On June 26, 2026, AirJoule Technologies unveiled AirJoule Prime, the largest atmospheric water generation system it has released to date. The system has been operating at the company’s Newark, Del., site since May, producing up to 2,000 liters of pure distilled water per day by converting low-grade waste heat into usable water through AirJoule’s sorption technology.

Built through the company’s joint venture with GE Vernova, Prime targets data centers, industrial facilities, military operations, and water-scarce communities.

AirJoule recently won the Water Tech Innovation of the Year in the 2026 CleanTech Breakthrough Awards for its platform that extracts pure distilled water from atmospheric moisture. The system uses metal-organic frameworks inside a vacuum-chamber process powered by low-grade waste heat.

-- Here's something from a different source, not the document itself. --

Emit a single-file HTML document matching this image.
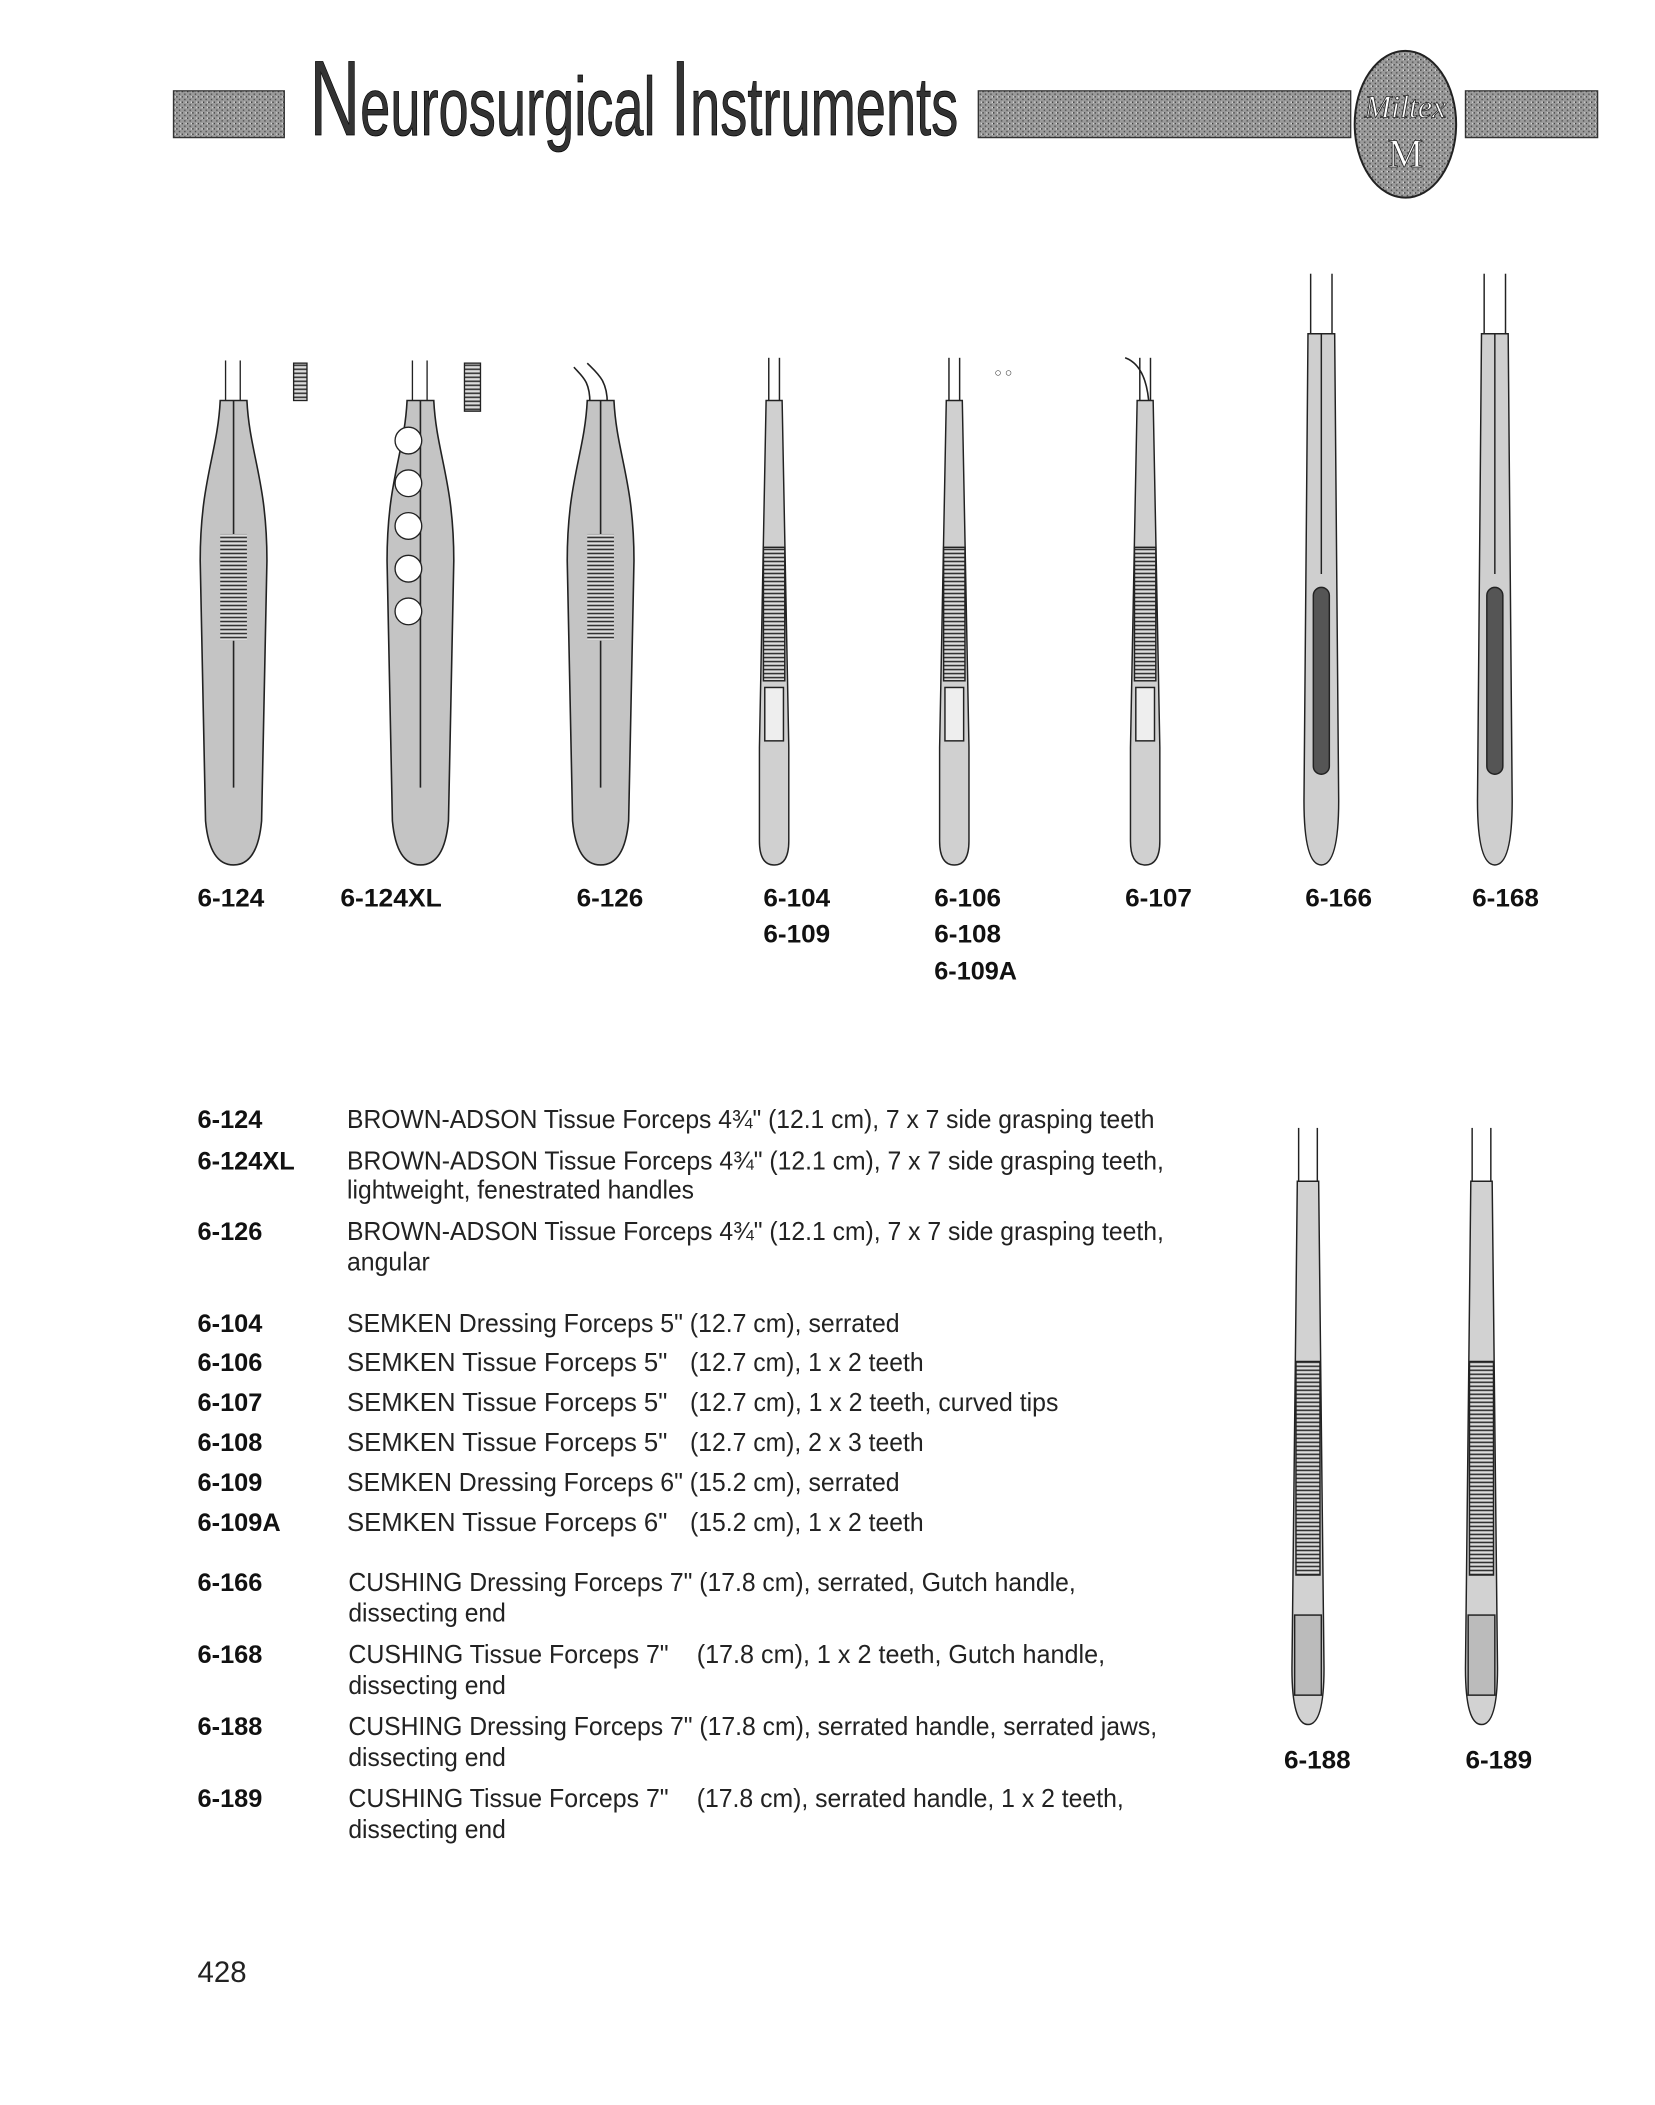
<!DOCTYPE html>
<html><head><meta charset="utf-8"><style>html,body{margin:0;padding:0;background:#fff}svg{display:block}</style></head>
<body>
<svg width="1655" height="2105" viewBox="0 0 1240 1577" xmlns="http://www.w3.org/2000/svg" font-family="Liberation Sans, sans-serif">
<defs>
<pattern id="ser" width="4" height="3" patternUnits="userSpaceOnUse"><rect width="4" height="3" fill="#ddd"/><rect width="4" height="1.2" fill="#333"/></pattern>
<pattern id="grain" width="4" height="4" patternUnits="userSpaceOnUse"><rect width="4" height="4" fill="#9a9a9a"/><rect width="1" height="1" fill="#333"/><rect x="2" y="2" width="1" height="1" fill="#444"/><rect x="3" y="0" width="1" height="1" fill="#ddd"/></pattern>
<g id="adsonbody" stroke="#222" stroke-width="1.2">
<path d="M-10,300 L10,300 C12,340 25,360 25,420 L21,615 Q18,648 0,648 Q-18,648 -21,615 L-25,420 C-25,360 -12,340 -10,300Z" fill="#c4c4c4"/>
<line x1="0" y1="300" x2="0" y2="590"/>
</g>
<g id="slim" stroke="#222" stroke-width="1.1">
<line x1="-4" y1="268" x2="-4" y2="300"/><line x1="4" y1="268" x2="4" y2="300"/>
<path d="M-6,300 L6,300 L11,560 L11,630 Q11,648 0,648 Q-11,648 -11,630 L-11,560Z" fill="#d0d0d0"/>
<rect x="-8" y="410" width="16" height="100" fill="url(#ser)"/>
<rect x="-7" y="515" width="14" height="40" fill="#eee"/>
</g>
<g id="long" stroke="#222" stroke-width="1.1">
<line x1="-8" y1="205" x2="-8" y2="250"/><line x1="8" y1="205" x2="8" y2="250"/>
<path d="M-10,250 L10,250 L13,600 Q13,648 0,648 Q-13,648 -13,600Z" fill="#cfcfcf"/>
<rect x="-6" y="440" width="12" height="140" rx="6" fill="#555"/>
<line x1="0" y1="250" x2="0" y2="430"/>
</g>
<g id="low" stroke="#222" stroke-width="1.1">
<line x1="-7" y1="845" x2="-7" y2="885"/><line x1="7" y1="845" x2="7" y2="885"/>
<path d="M-8,885 L8,885 L12,1250 Q12,1292 0,1292 Q-12,1292 -12,1250Z" fill="#d2d2d2"/>
<rect x="-9" y="1020" width="18" height="160" fill="url(#ser)"/>
<rect x="-10" y="1210" width="20" height="60" fill="#bbb"/>
</g>
</defs>

<!-- header -->
<rect x="130" y="68" width="83" height="35" fill="url(#grain)" stroke="#333"/>
<text x="232" y="101" font-size="62" textLength="486" lengthAdjust="spacingAndGlyphs" fill="#333" stroke="#000" stroke-width="0.6"><tspan font-size="80">N</tspan>eurosurgical <tspan font-size="80">I</tspan>nstruments</text>
<rect x="733" y="68" width="279" height="35" fill="url(#grain)" stroke="#333"/>
<ellipse cx="1053" cy="93" rx="38" ry="55" fill="url(#grain)" stroke="#222" stroke-width="1.5"/>
<text x="1053" y="88" font-size="24" font-style="italic" text-anchor="middle" fill="#fff" stroke="#222" stroke-width="0.6" font-family="Liberation Serif, serif">Miltex</text>
<text x="1053" y="125" font-size="30" text-anchor="middle" fill="#fff" stroke="#222" stroke-width="0.6" font-family="Liberation Serif, serif">M</text>
<rect x="1098" y="68" width="99" height="35" fill="url(#grain)" stroke="#333"/>

<!-- instruments row -->
<g transform="translate(175,0)"><line x1="-6" y1="270" x2="-6" y2="302" stroke="#222"/><line x1="5" y1="270" x2="5" y2="302" stroke="#222"/><use href="#adsonbody"/><rect x="-10" y="400" width="20" height="80" fill="url(#ser)"/></g>
<rect x="220" y="272" width="10" height="28" fill="url(#ser)" stroke="#222"/>
<g transform="translate(315,0)"><line x1="-6" y1="270" x2="-6" y2="302" stroke="#222"/><line x1="5" y1="270" x2="5" y2="302" stroke="#222"/><use href="#adsonbody"/>
<g fill="#fff" stroke="#222"><circle cx="-9" cy="330" r="10"/><circle cx="-9" cy="362" r="10"/><circle cx="-9" cy="394" r="10"/><circle cx="-9" cy="426" r="10"/><circle cx="-9" cy="458" r="10"/></g></g>
<rect x="348" y="272" width="12" height="36" fill="url(#ser)" stroke="#222"/>
<g transform="translate(450,0)"><path d="M-8,302 C-8,285 -14,282 -20,275 M5,302 C5,285 -2,280 -10,272" fill="none" stroke="#222" stroke-width="1.2"/><use href="#adsonbody"/><rect x="-10" y="400" width="20" height="80" fill="url(#ser)"/></g>
<use href="#slim" transform="translate(580,0)"/>
<use href="#slim" transform="translate(715,0)"/>
<text x="745" y="282" font-size="9" fill="#333">&#9675; &#9675;</text>
<g transform="translate(858,0)"><path d="M-15,268 C-4,272 2,285 3,305" fill="none" stroke="#222" stroke-width="1.2"/><use href="#slim" transform="translate(0,0)"/></g>
<use href="#long" transform="translate(990,0)"/>
<use href="#long" transform="translate(1120,0)"/>

<g font-size="19" font-weight="bold" fill="#111">
<text x="148" y="679" textLength="50" lengthAdjust="spacingAndGlyphs">6-124</text>
<text x="255" y="679" textLength="76" lengthAdjust="spacingAndGlyphs">6-124XL</text>
<text x="432" y="679" textLength="50" lengthAdjust="spacingAndGlyphs">6-126</text>
<text x="572" y="679" textLength="50" lengthAdjust="spacingAndGlyphs">6-104</text>
<text x="572" y="706" textLength="50" lengthAdjust="spacingAndGlyphs">6-109</text>
<text x="700" y="679" textLength="50" lengthAdjust="spacingAndGlyphs">6-106</text>
<text x="700" y="706" textLength="50" lengthAdjust="spacingAndGlyphs">6-108</text>
<text x="700" y="734" textLength="62" lengthAdjust="spacingAndGlyphs">6-109A</text>
<text x="843" y="679" textLength="50" lengthAdjust="spacingAndGlyphs">6-107</text>
<text x="978" y="679" textLength="50" lengthAdjust="spacingAndGlyphs">6-166</text>
<text x="1103" y="679" textLength="50" lengthAdjust="spacingAndGlyphs">6-168</text>
<text x="962" y="1325" textLength="50" lengthAdjust="spacingAndGlyphs">6-188</text>
<text x="1098" y="1325" textLength="50" lengthAdjust="spacingAndGlyphs">6-189</text>
</g>

<use href="#low" transform="translate(980,0)"/>
<use href="#low" transform="translate(1110,0)"/>

<!-- codes -->
<g font-size="19" font-weight="bold" fill="#111">
<text x="148" y="845">6-124</text>
<text x="148" y="876">6-124XL</text>
<text x="148" y="929">6-126</text>
<text x="148" y="998">6-104</text>
<text x="148" y="1027">6-106</text>
<text x="148" y="1057">6-107</text>
<text x="148" y="1087">6-108</text>
<text x="148" y="1117">6-109</text>
<text x="148" y="1147">6-109A</text>
<text x="148" y="1192">6-166</text>
<text x="148" y="1246">6-168</text>
<text x="148" y="1300">6-188</text>
<text x="148" y="1354">6-189</text>
</g>
<g font-size="19.5" fill="#222" lengthAdjust="spacingAndGlyphs">
<text x="260" y="845" textLength="605" lengthAdjust="spacingAndGlyphs">BROWN-ADSON Tissue Forceps 4¾" (12.1 cm), 7 x 7 side grasping teeth</text>
<text x="260" y="876" textLength="612" lengthAdjust="spacingAndGlyphs">BROWN-ADSON Tissue Forceps 4¾" (12.1 cm), 7 x 7 side grasping teeth,</text>
<text x="260" y="898" textLength="260" lengthAdjust="spacingAndGlyphs">lightweight, fenestrated handles</text>
<text x="260" y="929" textLength="612" lengthAdjust="spacingAndGlyphs">BROWN-ADSON Tissue Forceps 4¾" (12.1 cm), 7 x 7 side grasping teeth,</text>
<text x="260" y="952" textLength="62" lengthAdjust="spacingAndGlyphs">angular</text>
<text x="260" y="998" textLength="414" lengthAdjust="spacingAndGlyphs">SEMKEN Dressing Forceps 5" (12.7 cm), serrated</text>
<text x="260" y="1027" textLength="240" lengthAdjust="spacingAndGlyphs">SEMKEN Tissue Forceps 5"</text><text x="517" y="1027" textLength="175" lengthAdjust="spacingAndGlyphs">(12.7 cm), 1 x 2 teeth</text>
<text x="260" y="1057" textLength="240" lengthAdjust="spacingAndGlyphs">SEMKEN Tissue Forceps 5"</text><text x="517" y="1057" textLength="276" lengthAdjust="spacingAndGlyphs">(12.7 cm), 1 x 2 teeth, curved tips</text>
<text x="260" y="1087" textLength="240" lengthAdjust="spacingAndGlyphs">SEMKEN Tissue Forceps 5"</text><text x="517" y="1087" textLength="175" lengthAdjust="spacingAndGlyphs">(12.7 cm), 2 x 3 teeth</text>
<text x="260" y="1117" textLength="414" lengthAdjust="spacingAndGlyphs">SEMKEN Dressing Forceps 6" (15.2 cm), serrated</text>
<text x="260" y="1147" textLength="240" lengthAdjust="spacingAndGlyphs">SEMKEN Tissue Forceps 6"</text><text x="517" y="1147" textLength="175" lengthAdjust="spacingAndGlyphs">(15.2 cm), 1 x 2 teeth</text>
<text x="261" y="1192" textLength="545" lengthAdjust="spacingAndGlyphs">CUSHING Dressing Forceps 7" (17.8 cm), serrated, Gutch handle,</text>
<text x="261" y="1215" textLength="118" lengthAdjust="spacingAndGlyphs">dissecting end</text>
<text x="261" y="1246" textLength="240" lengthAdjust="spacingAndGlyphs">CUSHING Tissue Forceps 7"</text><text x="522" y="1246" textLength="306" lengthAdjust="spacingAndGlyphs">(17.8 cm), 1 x 2 teeth, Gutch handle,</text>
<text x="261" y="1269" textLength="118" lengthAdjust="spacingAndGlyphs">dissecting end</text>
<text x="261" y="1300" textLength="606" lengthAdjust="spacingAndGlyphs">CUSHING Dressing Forceps 7" (17.8 cm), serrated handle, serrated jaws,</text>
<text x="261" y="1323" textLength="118" lengthAdjust="spacingAndGlyphs">dissecting end</text>
<text x="261" y="1354" textLength="240" lengthAdjust="spacingAndGlyphs">CUSHING Tissue Forceps 7"</text><text x="522" y="1354" textLength="320" lengthAdjust="spacingAndGlyphs">(17.8 cm), serrated handle, 1 x 2 teeth,</text>
<text x="261" y="1377" textLength="118" lengthAdjust="spacingAndGlyphs">dissecting end</text>
</g>
<text x="148" y="1485" font-size="22" fill="#222">428</text>
</svg>
</body></html>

“With AirJoule Prime, we are not simply unveiling a new product. We believe we are launching a new category all together,” said Bryan Barton, chief commercialization officer of AirJoule Technologies and president of its 50/50 joint venture with GE Vernova, in a press statement. “Prime takes low-grade waste heat, something industries produce every day, and transforms it into one of the world’s most valuable resources: pure distilled water. It is an entirely new way to think about how water infrastructure can produce high-quality water on a distributed basis, exactly where it is needed.”

The company is planning to deploy a version of Prime in Europe through its collaboration with the Net Zero Innovation Hub for Data Centers.

AirJoule has deployed earlier versions of its system in Texas, Arizona, California, and Dubai, and is pursuing data-center water-purchase agreements.

SOLID-STATE BATTERIES DEBUT

Donut Lab unveiled the world's first all-solid-state battery ready for OEM production at CES 2026. The battery is already powering Verge Motorcycles’ current TS Pro and Ultra lineup on the road. And these bikes are available to order already.

“Donut Lab waited to announce our solid state battery breakthrough until the technology was fully tested, validated, and already operating in vehicles. These batteries are real, in production vehicles, and represent the future of electric mobility,” said Donut Lab CEO Marko Lehtimäki in a press statement.

Each Donut battery delivers 400 Wh/kg of energy density, charges fully in five minutes, and supports up to 100,000 charge cycles with minimal capacity fade. It retained more than 99 percent capacity in testing at both -30 °C and above 100 °C, with no flammable electrolyte and no thermal runaway risk. Built from abundant, non-rare materials, the company says it costs less than lithium-ion to produce.

Photo: Donut Lab

Inside tozero’s Gendorf facility. Photo: tozero

EUROPEAN BATTERY RECYCLING

In March 2026, Munich-based startup tozero opened its first industrial demonstration plant at Chemical Park Gendorf in Bavaria. The company built it in just six months and can process more than 1,500 tonnes of battery waste annually. tozero’s process recovers high-purity lithium carbonate, equivalent to 6,000 EVs worth of batteries, along with graphite and a nickel-cobalt mix, all at industrial scale.

“Europe doesn’t yet have the critical raw materials it needs to build and scale its own energy transition and battery industry,” said tozero CEO Sarah Fleischer in a press statement. “Our technology changes this by enabling us to recycle end-of-life batteries and extract these materials at industrial scale for the first time.”

According to the announcement, tozero’s proprietary acid-free hydrometallurgical process recovers materials pure enough to feed directly back into battery manufacturing, which tozero has already qualified with cathode and anode producers. The company points out that Europe currently imports 99 percent of its lithium and is almost entirely dependent on China for graphite. This plant will serve as the blueprint for another full commercial-scale facility planned for 2030.